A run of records
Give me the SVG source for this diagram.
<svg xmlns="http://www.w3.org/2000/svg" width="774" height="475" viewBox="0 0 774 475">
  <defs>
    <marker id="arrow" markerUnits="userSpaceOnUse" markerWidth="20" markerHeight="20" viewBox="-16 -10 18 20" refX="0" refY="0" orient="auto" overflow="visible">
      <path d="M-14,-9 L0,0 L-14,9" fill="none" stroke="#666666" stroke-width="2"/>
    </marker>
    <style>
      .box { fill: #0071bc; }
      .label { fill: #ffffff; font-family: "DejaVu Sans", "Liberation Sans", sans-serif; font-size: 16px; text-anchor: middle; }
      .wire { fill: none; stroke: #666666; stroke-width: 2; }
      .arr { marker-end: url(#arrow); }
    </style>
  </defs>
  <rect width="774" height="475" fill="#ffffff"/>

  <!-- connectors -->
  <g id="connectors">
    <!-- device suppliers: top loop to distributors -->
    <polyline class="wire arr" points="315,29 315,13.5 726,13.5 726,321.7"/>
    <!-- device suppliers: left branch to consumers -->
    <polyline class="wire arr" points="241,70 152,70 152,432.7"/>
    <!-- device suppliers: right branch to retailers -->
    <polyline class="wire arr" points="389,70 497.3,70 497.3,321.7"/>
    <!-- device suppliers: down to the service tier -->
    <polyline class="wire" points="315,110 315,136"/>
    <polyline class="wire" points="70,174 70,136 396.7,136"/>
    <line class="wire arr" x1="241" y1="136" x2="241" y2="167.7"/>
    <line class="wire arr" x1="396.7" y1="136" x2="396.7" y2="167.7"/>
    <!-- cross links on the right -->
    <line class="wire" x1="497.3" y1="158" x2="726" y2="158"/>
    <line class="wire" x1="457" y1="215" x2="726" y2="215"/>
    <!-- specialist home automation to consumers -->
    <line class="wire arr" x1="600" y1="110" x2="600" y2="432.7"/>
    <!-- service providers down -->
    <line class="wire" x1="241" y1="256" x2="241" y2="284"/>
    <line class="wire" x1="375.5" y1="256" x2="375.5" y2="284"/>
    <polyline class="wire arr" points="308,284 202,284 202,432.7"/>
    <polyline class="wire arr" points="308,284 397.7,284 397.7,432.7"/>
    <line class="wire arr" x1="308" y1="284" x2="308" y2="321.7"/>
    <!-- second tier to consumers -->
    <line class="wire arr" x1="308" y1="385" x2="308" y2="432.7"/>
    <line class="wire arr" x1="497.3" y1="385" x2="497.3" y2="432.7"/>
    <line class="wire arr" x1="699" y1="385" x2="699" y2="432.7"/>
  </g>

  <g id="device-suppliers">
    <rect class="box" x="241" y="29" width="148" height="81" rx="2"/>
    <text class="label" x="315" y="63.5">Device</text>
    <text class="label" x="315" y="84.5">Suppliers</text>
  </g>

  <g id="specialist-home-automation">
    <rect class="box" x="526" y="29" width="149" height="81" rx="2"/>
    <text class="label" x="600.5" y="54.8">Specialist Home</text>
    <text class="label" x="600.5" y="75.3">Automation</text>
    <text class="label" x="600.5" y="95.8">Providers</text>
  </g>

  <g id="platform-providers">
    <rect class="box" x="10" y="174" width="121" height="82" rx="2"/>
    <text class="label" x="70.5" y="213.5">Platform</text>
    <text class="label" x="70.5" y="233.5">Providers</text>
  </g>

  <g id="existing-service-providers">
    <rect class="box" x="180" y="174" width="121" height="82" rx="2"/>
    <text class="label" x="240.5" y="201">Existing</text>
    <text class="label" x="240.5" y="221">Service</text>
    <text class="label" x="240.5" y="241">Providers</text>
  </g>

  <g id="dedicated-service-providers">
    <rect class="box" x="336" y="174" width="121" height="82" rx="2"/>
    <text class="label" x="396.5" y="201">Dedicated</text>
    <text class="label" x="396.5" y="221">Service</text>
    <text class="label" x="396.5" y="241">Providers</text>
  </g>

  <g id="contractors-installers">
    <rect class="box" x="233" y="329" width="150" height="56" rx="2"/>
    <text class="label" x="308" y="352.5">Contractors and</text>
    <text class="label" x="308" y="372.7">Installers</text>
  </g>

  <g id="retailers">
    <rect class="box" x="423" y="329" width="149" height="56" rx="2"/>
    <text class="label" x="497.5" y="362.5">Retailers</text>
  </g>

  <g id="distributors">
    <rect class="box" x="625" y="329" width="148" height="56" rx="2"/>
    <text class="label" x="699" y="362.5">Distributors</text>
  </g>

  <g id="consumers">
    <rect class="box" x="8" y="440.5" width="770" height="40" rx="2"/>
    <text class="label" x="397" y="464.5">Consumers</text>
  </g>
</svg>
--
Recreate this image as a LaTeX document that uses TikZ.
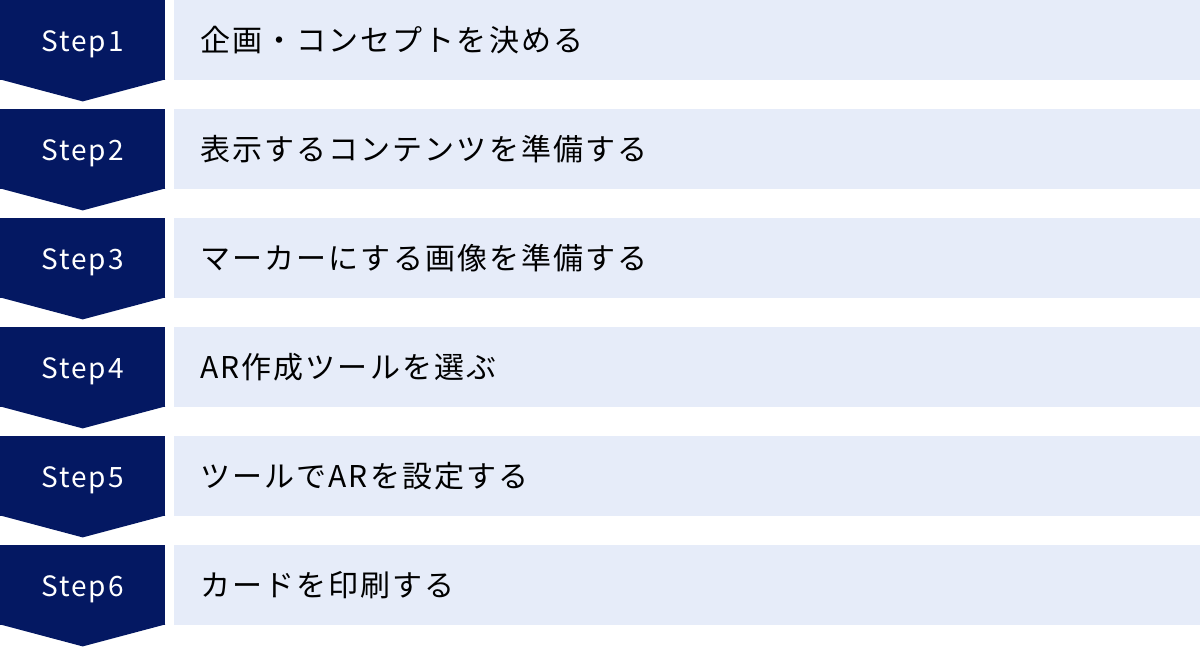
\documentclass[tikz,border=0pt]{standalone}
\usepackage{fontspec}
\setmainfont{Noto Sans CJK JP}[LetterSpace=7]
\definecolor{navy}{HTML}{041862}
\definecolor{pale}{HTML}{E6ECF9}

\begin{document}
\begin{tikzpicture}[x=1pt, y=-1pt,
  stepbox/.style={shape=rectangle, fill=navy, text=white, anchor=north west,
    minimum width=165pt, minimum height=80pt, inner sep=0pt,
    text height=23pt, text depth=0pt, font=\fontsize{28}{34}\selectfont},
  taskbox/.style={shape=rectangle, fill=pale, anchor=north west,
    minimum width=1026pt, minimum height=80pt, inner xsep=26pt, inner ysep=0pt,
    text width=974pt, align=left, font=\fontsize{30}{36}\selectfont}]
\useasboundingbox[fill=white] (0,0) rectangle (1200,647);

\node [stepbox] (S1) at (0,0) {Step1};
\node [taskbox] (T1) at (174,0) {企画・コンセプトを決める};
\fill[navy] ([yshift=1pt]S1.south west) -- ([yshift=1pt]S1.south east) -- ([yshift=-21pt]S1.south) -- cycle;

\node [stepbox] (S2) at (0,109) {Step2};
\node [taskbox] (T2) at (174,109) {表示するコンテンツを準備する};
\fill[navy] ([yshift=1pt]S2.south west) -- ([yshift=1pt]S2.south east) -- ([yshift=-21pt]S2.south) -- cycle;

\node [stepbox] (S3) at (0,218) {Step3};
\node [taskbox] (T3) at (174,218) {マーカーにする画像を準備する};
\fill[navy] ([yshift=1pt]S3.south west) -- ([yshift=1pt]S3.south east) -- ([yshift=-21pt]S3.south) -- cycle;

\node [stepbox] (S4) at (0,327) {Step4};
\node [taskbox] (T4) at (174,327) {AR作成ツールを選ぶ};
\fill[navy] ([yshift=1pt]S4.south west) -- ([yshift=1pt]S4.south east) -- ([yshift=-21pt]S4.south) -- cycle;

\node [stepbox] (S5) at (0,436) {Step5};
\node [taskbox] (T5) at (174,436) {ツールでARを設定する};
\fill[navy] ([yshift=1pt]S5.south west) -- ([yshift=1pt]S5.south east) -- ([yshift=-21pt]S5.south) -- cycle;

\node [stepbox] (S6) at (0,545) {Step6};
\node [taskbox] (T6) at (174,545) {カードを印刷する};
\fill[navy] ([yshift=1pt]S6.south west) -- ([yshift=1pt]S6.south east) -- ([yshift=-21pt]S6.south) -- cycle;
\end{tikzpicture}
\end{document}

■ Task requirements ■
In the records above, find each line with the word "this" and copy it.

■ Response ■
Give me the SVG source for this diagram.
Recreate this image as a LaTeX document that uses TikZ.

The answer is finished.